Irene Promodh

Grant Type

Dissertation Fieldwork Grant

Institutional Affiliation

Michigan, Ann Arbor, U. of

Grant number

Gr. 10715

Approve Date

April 15, 2024

Project Title

Promodh, Irene (Michigan, Ann Arbor, U. of) "Tangles of Gold: Labor, Caste, and Value between the Christian Margins of Kerala and the Arabian Gulf"

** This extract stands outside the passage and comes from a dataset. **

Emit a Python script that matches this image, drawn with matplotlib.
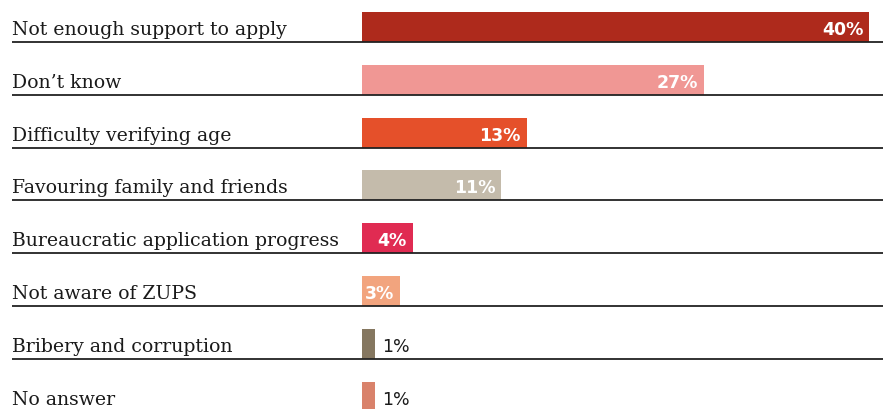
import matplotlib.pyplot as plt
from matplotlib.transforms import blended_transform_factory

# --- data ---
reasons = [
    'Not enough support to apply',
    'Don\u2019t know',
    'Difficulty verifying age',
    'Favouring family and friends',
    'Bureaucratic application progress',
    'Not aware of ZUPS',
    'Bribery and corruption',
    'No answer',
]
shares = [40, 27, 13, 11, 4, 3, 1, 1]
colors = ['#AE2A1C', '#F09794', '#E5502A', '#C4BBAB',
          '#E02B52', '#F2A47E', '#857760', '#D9826B']

# --- layout (in pixels of an 883x410 canvas) ---
W, H = 883, 410
px_per_pct = 12.68
bar_x0 = 362
row_h = 52.8
first_center = 28
bar_h = 30

fig = plt.figure(figsize=(W / 100, H / 100), dpi=100)
ax = fig.add_axes([0, 0, 1, 1])
ax.set_xlim(-bar_x0 / px_per_pct, (W - bar_x0) / px_per_pct)
ax.set_ylim((H - first_center) / row_h, -first_center / row_h)
ax.axis('off')

trans = blended_transform_factory(ax.transAxes, ax.transData)
half = bar_h / row_h / 2
label_font = 'DejaVu Serif'

for i, (name, val, col) in enumerate(zip(reasons, shares, colors)):
    ax.barh(i, val, height=2 * half, left=0, color=col, linewidth=0)
    base = i + half - 8 / row_h
    ax.text(12 / W, base, name, transform=trans, fontsize=13.6,
            family=label_font, color='#1a1a1a', va='baseline', ha='left')
    ax.plot([12 / W, 1], [i + half, i + half], transform=trans,
            color='#222222', lw=1.3, solid_capstyle='butt')
    if val >= 3:
        ax.text(val - 6 / px_per_pct, base, f'{val}%', fontsize=12.5,
                fontweight='bold', family='DejaVu Sans', color='white',
                va='baseline', ha='right')
    else:
        ax.text(val + 7 / px_per_pct, base, f'{val}%',
                fontsize=12.5, family='DejaVu Sans', color='#1a1a1a',
                va='baseline', ha='left')

fig.savefig('out.png', dpi=100)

This project examines migrant remittances of gold as a metonymic lens into mobility and relationality across scales. As an affective substance that, when remitted, ties people to their kin in transregional webs of obligation, gold is entangled intimately with local and global regimes of value. In one of the densest labor migration corridors in the world, between rural Kerala in south India and the petrostates of the Arabian Gulf, gold travels primarily via the labor of Christian minorities from Kerala who, since the oil boom of the 1960s, found work in the megacities of the Gulf in their millions. Their remittances from the Gulf furthered the modernization projects of Kerala at the turn of the century, turning gold into a coveted symbol of the state’s modernity and neoliberal prosperity. However, Kerala Christians at the forefront of these gold circulations contend with the present-day value of gold from the Gulf against centuries of caste and communal dispute over its adornment and symbolic import. Using an array of methods – in-depth interviews, participant-observation, archival research, and data and media analysis – I trace how gold circulates via Christian-minority migrants and their worlds of religious and caste contention flung across the Arabian Sea.